The plan requires spending some of that “reputational capital” that Joseph refers to on recruiting powerful partners and placing the Foundation in the public spotlight as 100 Percent Pittsburgh’s chief storyteller. Since a community foundation is leading the charge, the expectation will be high for an authentic and compelling narrative arc—not the faux versions we see so often in slick marketing campaigns for goods and causes.
In their totality, the stories and messages for 100 Percent Pittsburgh must shift our Foundation from what The New York Times columnist David Brooks describes as philanthropists being perceived not as the means, but as the end. We won’t just be serving as a vehicle for our donors’s usual giving. We will be asking them to tell their Pittsburgh stories by way of their authentic experiences and to help develop pathways that reach vulnerable groups.
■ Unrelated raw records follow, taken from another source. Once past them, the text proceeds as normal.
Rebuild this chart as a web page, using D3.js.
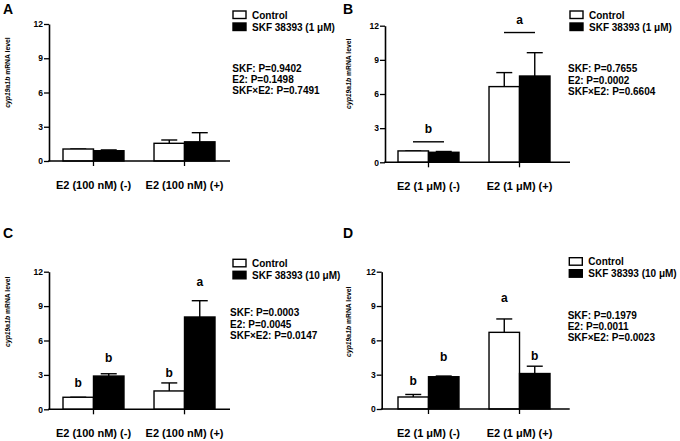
<!DOCTYPE html>
<html>
<head>
<meta charset="utf-8">
<script src="https://cdn.jsdelivr.net/npm/d3@7"></script>
<style>
    body { margin: 0; background: #fff; }
    svg text { font-family: "Liberation Sans", Arial, sans-serif; font-weight: bold; fill: #000; }
</style>
</head>
<body>
<div id="chart"></div>
<script>
// categories
const catsA = ["E2 (100 nM) (-)", "E2 (100 nM) (+)"];
const catsB = ["E2 (1 μM) (-)", "E2 (1 μM) (+)"];
const catsC = ["E2 (100 nM) (-)", "E2 (100 nM) (+)"];
const catsD = ["E2 (1 μM) (-)", "E2 (1 μM) (+)"];

const legendAB = ["Control", "SKF 38393 (1 μM)"];
const legendCD = ["Control", "SKF 38393 (10 μM)"];

const yTicks = [0, 3, 6, 9, 12];

// means per group: [control, SKF]
const meansA = [[1.05, 0.9], [1.55, 1.68]];
const meansB = [[1.0, 0.88], [6.65, 7.58]];
const meansC = [[1.05, 2.9], [1.6, 8.05]];
const meansD = [[1.05, 2.82], [6.7, 3.1]];

// SEM per group: [control, SKF]
const semA = [[0.0, 0.07], [0.29, 0.8]];
const semB = [[0.0, 0.07], [1.23, 2.05]];
const semC = [[0.0, 0.2], [0.7, 1.42]];
const semD = [[0.22, 0.06], [1.17, 0.64]];

// statistics text
const statsA = ["SKF: P=0.9402", "E2: P=0.1498", "SKF×E2: P=0.7491"];
const statsB = ["SKF: P=0.7655", "E2: P=0.0002", "SKF×E2: P=0.6604"];
const statsC = ["SKF: P=0.0003", "E2: P=0.0045", "SKF×E2: P=0.0147"];
const statsD = ["SKF: P=0.1979", "E2: P=0.0011", "SKF×E2: P=0.0023"];

// significance letters
const groupLettersB = ["b", "a"];
const groupLineLevelB = [1.8, 11.4];
const barLettersC = [["b", "b"], ["b", "a"]];
const barLetterLevelC = [[1.97, 4.15], [2.8, 10.75]];
const barLettersD = [["b", "b"], ["a", "b"]];
const barLetterLevelD = [[2.1, 4.22], [9.38, 4.28]];

const width = 680, height = 441;
const FONT = "'Liberation Sans', Arial, sans-serif";

const svg = d3.select("#chart").append("svg")
    .attr("width", width)
    .attr("height", height);

svg.append("rect").attr("width", width).attr("height", height).attr("fill", "#fff");

// panel layout
const panels = [
    {label: "A", lx: 3, ly: 14, x0: 49, w: 181, barOff: 14, yTop: 24, yBot: 161, titleX: 8, titleOff: 48.5,
        cats: catsA, means: meansA, sem: semA, legend: legendAB, legX: 233, legY: 11,
        stats: statsA, statX: 232.3, statY: 71.5},
    {label: "B", lx: 343, ly: 14, x0: 385, w: 185, barOff: 13, yTop: 25.7, yBot: 162.3, titleX: 349, titleOff: 48,
        cats: catsB, means: meansB, sem: semB, legend: legendAB, legX: 570, legY: 11,
        stats: statsB, statX: 568, statY: 72.2, groupLetters: groupLettersB, groupLevels: groupLineLevelB},
    {label: "C", lx: 3, ly: 238, x0: 49, w: 181, barOff: 14, yTop: 271.7, yBot: 409.3, titleX: 8, titleOff: 40,
        cats: catsC, means: meansC, sem: semC, legend: legendCD, legX: 233, legY: 259.3,
        stats: statsC, statX: 230, statY: 316.3, barLetters: barLettersC, barLevels: barLetterLevelC},
    {label: "D", lx: 343, ly: 238, x0: 381.7, w: 188, barOff: 16.3, yTop: 271.7, yBot: 409, titleX: 349, titleOff: 50,
        cats: catsD, means: meansD, sem: semD, legend: legendCD, legX: 569.3, legY: 257.7,
        stats: statsD, statX: 567.7, statY: 318.6, barLetters: barLettersD, barLevels: barLetterLevelD}
];

const fills = ["#fff", "#000"];

panels.forEach(p => drawPanel(p));

function drawPanel(p) {
    let g = svg.append("g");

    let y = d3.scaleLinear().domain([0, 12]).range([p.yBot, p.yTop]);

    let x = d3.scaleBand()
        .domain(p.cats)
        .range([p.x0 + p.barOff, p.x0 + p.barOff + 152])
        .paddingInner(0.33)
        .paddingOuter(0);

    let xs = d3.scaleBand().domain([0, 1]).range([0, x.bandwidth()]);

    // panel letter
    g.append("text")
        .attr("x", p.lx).attr("y", p.ly)
        .attr("font-size", 14)
        .text(p.label);

    // y axis
    let yAxis = g.append("g")
        .attr("transform", `translate(${p.x0},0)`)
        .call(d3.axisLeft(y).tickValues(yTicks).tickSize(5).tickSizeOuter(0).tickPadding(1));
    yAxis.select(".domain").attr("stroke", "#000").attr("stroke-width", 1.6);
    yAxis.selectAll(".tick line").attr("stroke", "#000").attr("stroke-width", 1.3);
    yAxis.selectAll(".tick text")
        .attr("font-size", 8.5)
        .style("font-family", FONT)
        .style("font-weight", "bold");

    // y title
    g.append("text")
        .attr("transform", `translate(${p.titleX},${p.yTop + p.titleOff}) rotate(-90)`)
        .attr("text-anchor", "middle")
        .attr("dy", "0.35em")
        .attr("font-size", 6.8)
        .html('<tspan font-style="italic">cyp19a1b</tspan> mRNA level');

    // bars
    let groups = g.selectAll(".grp")
        .data(p.cats)
        .enter()
        .append("g")
        .attr("class", "grp")
        .attr("transform", d => `translate(${x(d)},0)`);

    groups.each(function (cat, gi) {
        let grp = d3.select(this);
        [0, 1].forEach(si => {
            let m = p.means[gi][si];
            let s = p.sem[gi][si];
            let cx = xs(si) + xs.bandwidth() / 2;

            // error bar (upper only)
            grp.append("line")
                .attr("x1", cx).attr("x2", cx)
                .attr("y1", y(m)).attr("y2", y(m + s))
                .attr("stroke", "#000").attr("stroke-width", 1.4);
            grp.append("line")
                .attr("x1", cx - 8).attr("x2", cx + 8)
                .attr("y1", y(m + s)).attr("y2", y(m + s))
                .attr("stroke", "#000").attr("stroke-width", 1.4);

            grp.append("rect")
                .attr("x", xs(si))
                .attr("y", y(m))
                .attr("width", xs.bandwidth())
                .attr("height", y(0) - y(m))
                .attr("fill", fills[si])
                .attr("stroke", "#000")
                .attr("stroke-width", 1.4);

            if (p.barLetters) {
                grp.append("text")
                    .attr("x", cx)
                    .attr("y", y(p.barLevels[gi][si]))
                    .attr("text-anchor", "middle")
                    .attr("font-size", 12)
                    .text(p.barLetters[gi][si]);
            }
        });

        if (p.groupLetters) {
            let cx = x.bandwidth() / 2;
            grp.append("line")
                .attr("x1", cx - 15.5).attr("x2", cx + 15.5)
                .attr("y1", y(p.groupLevels[gi])).attr("y2", y(p.groupLevels[gi]))
                .attr("stroke", "#000").attr("stroke-width", 1.4);
            grp.append("text")
                .attr("x", cx)
                .attr("y", y(p.groupLevels[gi]) - 9)
                .attr("text-anchor", "middle")
                .attr("font-size", 12)
                .text(p.groupLetters[gi]);
        }
    });

    // x axis
    let xAxis = g.append("g")
        .attr("transform", `translate(0,${y(0)})`)
        .call(d3.axisBottom(x).tickSize(5).tickSizeOuter(0).tickPadding(15));
    xAxis.select(".domain").remove();
    xAxis.selectAll(".tick line").attr("stroke", "#000").attr("stroke-width", 1.3);
    xAxis.selectAll(".tick text")
        .attr("font-size", 11)
        .style("font-family", FONT)
        .style("font-weight", "bold");
    g.append("line")
        .attr("x1", p.x0 - 0.8).attr("x2", p.x0 + p.w)
        .attr("y1", y(0)).attr("y2", y(0))
        .attr("stroke", "#000").attr("stroke-width", 1.6);

    // legend
    p.legend.forEach((name, i) => {
        g.append("rect")
            .attr("x", p.legX).attr("y", p.legY + i * 12)
            .attr("width", 13).attr("height", 7.5)
            .attr("fill", fills[i])
            .attr("stroke", "#000").attr("stroke-width", 1.4);
        g.append("text")
            .attr("x", p.legX + 19).attr("y", p.legY + i * 12 + 7.5)
            .attr("font-size", 10)
            .text(name);
    });

    // stats
    p.stats.forEach((s, i) => {
        g.append("text")
            .attr("x", p.statX).attr("y", p.statY + i * 11.3)
            .attr("font-size", 10)
            .text(s);
    });
}
</script>
</body>
</html>
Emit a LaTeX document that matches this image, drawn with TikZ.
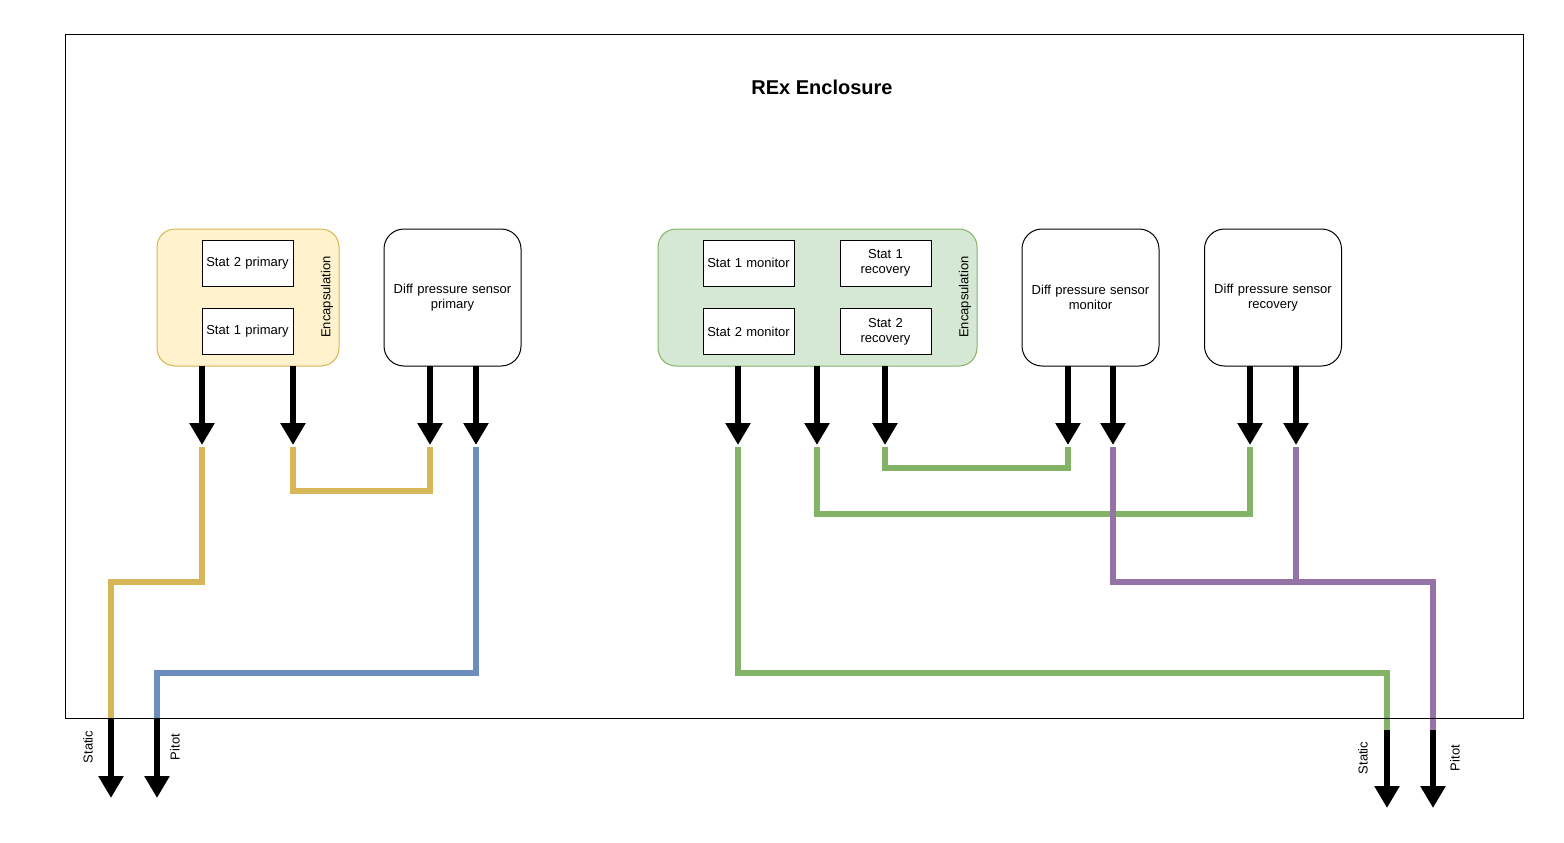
\documentclass[tikz,border=0pt]{standalone}
\usepackage{fontspec}
\setmainfont{Liberation Sans}
\usepackage{tikz}
\usetikzlibrary{arrows.meta,positioning,calc}

\begin{document}
\begin{tikzpicture}[x=1pt, y=-1pt, font=\fontsize{13}{15}\selectfont]

        \useasboundingbox (0,0) rectangle (1564,843);
        \definecolor{encyellow}{HTML}{FFF2CC}
        \definecolor{encyellowline}{HTML}{D6B656}
        \definecolor{encgreen}{HTML}{D5E8D4}
        \definecolor{encgreenline}{HTML}{82B366}
        \definecolor{pipeblue}{HTML}{6C8EBF}
        \definecolor{pipepurple}{HTML}{9673A6}
        \tikzset{
            encbox/.style={draw, line width=1pt, rounded corners=18pt, minimum height=137pt},
            sensor/.style={draw=black, line width=1pt, fill=white, rounded corners=20pt, minimum width=137pt, minimum height=137pt, align=center, text width=130pt},
            statbox/.style={draw=black, line width=1pt, fill=white, minimum width=91pt, minimum height=46pt, align=center, text width=88pt, inner sep=1pt},
            enclabel/.style={rotate=90, align=center},
            portlabel/.style={rotate=90, align=center},
            arrow/.style={-{Triangle[length=22pt, width=24pt]}, line width=6pt, draw=black},
            pipe/.style={line width=6pt, line join=miter}
        }


        \node[font=\bfseries\fontsize{20}{24}\selectfont] (title) at (822, 87) {REx Enclosure};


        \node[encbox, draw=encyellowline, fill=encyellow, minimum width=182pt] (enc_prim) at (248, 297.5) {};
        \node[statbox] (stat2_prim) at (247.5, 263) {Stat 2 primary};
        \node[statbox] (stat1_prim) at (247.5, 331.5) {Stat 1 primary};
        \node[enclabel] (enc_prim_lbl) at (327, 297) {Encapsulation};
        \node[sensor] (diff_prim) at (452.5, 297.5) {Diff pressure sensor\\primary};


        \node[encbox, draw=encgreenline, fill=encgreen, minimum width=319pt] (enc_red) at (817.5, 297.5) {};
        \node[statbox] (stat1_mon) at (748.5, 263) {Stat 1 monitor};
        \node[statbox] (stat2_mon) at (748.5, 331.5) {Stat 2 monitor};
        \node[statbox] (stat1_rec) at (885.5, 263) {Stat 1\\recovery};
        \node[statbox] (stat2_rec) at (885.5, 331.5) {Stat 2\\recovery};
        \node[enclabel] (enc_red_lbl) at (965, 297) {Encapsulation};
        \node[sensor] (diff_mon) at (1090.5, 297.5) {Diff pressure sensor\\monitor};
        \node[sensor] (diff_rec) at (1273, 297.5) {Diff pressure sensor\\recovery};


        % outlets
        \coordinate (s2p_out) at (202, 366);   \coordinate (s2p_in) at (202, 447);
        \coordinate (s1p_out) at (293, 366);   \coordinate (s1p_in) at (293, 447);
        \coordinate (dps_out) at (430, 366);   \coordinate (dps_in) at (430, 447);
        \coordinate (dpp_out) at (476, 366);   \coordinate (dpp_in) at (476, 447);
        \coordinate (s1m_out) at (738, 366);   \coordinate (s1m_in) at (738, 447);
        \coordinate (s2m_out) at (817, 366);   \coordinate (s2m_in) at (817, 447);
        \coordinate (sr_out) at (885, 366);    \coordinate (sr_in) at (885, 447);
        \coordinate (dms_out) at (1068, 366);  \coordinate (dms_in) at (1068, 447);
        \coordinate (dmp_out) at (1113, 366);  \coordinate (dmp_in) at (1113, 447);
        \coordinate (drs_out) at (1250, 366);  \coordinate (drs_in) at (1250, 447);
        \coordinate (drp_out) at (1296, 366);  \coordinate (drp_in) at (1296, 447);

        \coordinate (static_l) at (111, 718);  \coordinate (static_l_end) at (111, 798);
        \coordinate (pitot_l) at (157, 718);   \coordinate (pitot_l_end) at (157, 798);
        \coordinate (static_r) at (1387, 730); \coordinate (static_r_end) at (1387, 808);
        \coordinate (pitot_r) at (1433, 730);  \coordinate (pitot_r_end) at (1433, 808);


        % primary pipes
        \draw[pipe, encyellowline] (s2p_in) -- (202, 582) -| (static_l);
        \draw[pipe, encyellowline] (s1p_in) -- (293, 491) -| (dps_in);
        \draw[pipe, pipeblue] (dpp_in) -- (476, 673) -| (pitot_l);


        % monitor / recovery pipes
        \draw[pipe, encgreenline] (sr_in) -- (885, 468) -| (dms_in);
        \draw[pipe, encgreenline] (s2m_in) -- (817, 514) -| (drs_in);
        \draw[pipe, encgreenline] (s1m_in) -- (738, 673) -| (static_r);
        \draw[pipe, pipepurple] (dmp_in) -- (1113, 582) -| (pitot_r);
        \draw[pipe, pipepurple] (drp_in) -- (1296, 582);


        \draw[line width=1pt] (65, 35) rectangle (1523, 718);


        \foreach \p in {s2p, s1p, dps, dpp, s1m, s2m, sr, dms, dmp, drs, drp}
            \draw[arrow] (\p_out) -- ($(\p_in)+(0,-2)$);

        \draw[arrow] (static_l) -- (static_l_end);
        \draw[arrow] (pitot_l) -- (pitot_l_end);
        \draw[arrow] (static_r) -- (static_r_end);
        \draw[arrow] (pitot_r) -- (pitot_r_end);

        \node[portlabel] (static_l_lbl) at (88, 747) {Static};
        \node[portlabel] (pitot_l_lbl) at (175, 747) {Pitot};
        \node[portlabel] (static_r_lbl) at (1363, 758) {Static};
        \node[portlabel] (pitot_r_lbl) at (1455, 758) {Pitot};

    \end{tikzpicture}
\end{document}
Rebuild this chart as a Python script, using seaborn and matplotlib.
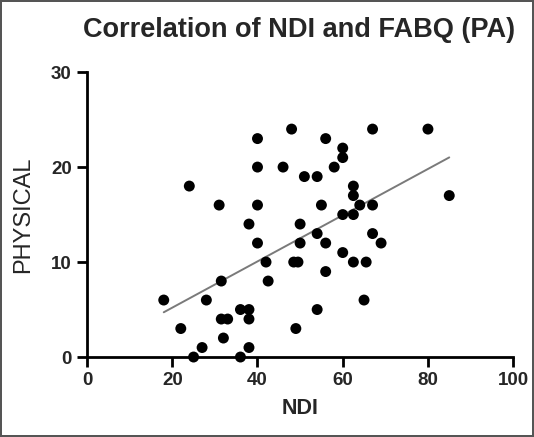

Brooks has written that the conventional process for understanding an intractable social problem with the intent of solving it involves collecting data, academic-style research, and often expert journalistic narrative. But the conventional usually isn’t enough to achieve deep understanding that leads to success. “The highest rung on the stairway to understanding is intimacy,” writes Brooks. “ . . .Love is a form of knowing and being known. Affection motivates you to want to see everything about another. Empathy opens you up to absorb the good and the bad.”
It follows, from our experience, that the storytelling by a community foundation bent on improving the personality of a city as much as its quality of life must enable people to tap into these qualities. To understand people who are vulnerable, we must be vulnerable to all sorts of things, telling stories that lead people to, as Brooks puts it, “bow down before the knowledge of participation. . .walk alongside others every day, who know the first names, who know the smells and fears.”
Maxwell King is president and CEO of The Pittsburgh Foundation. Doug Root is vice president of communications at The Pittsburgh Foundation.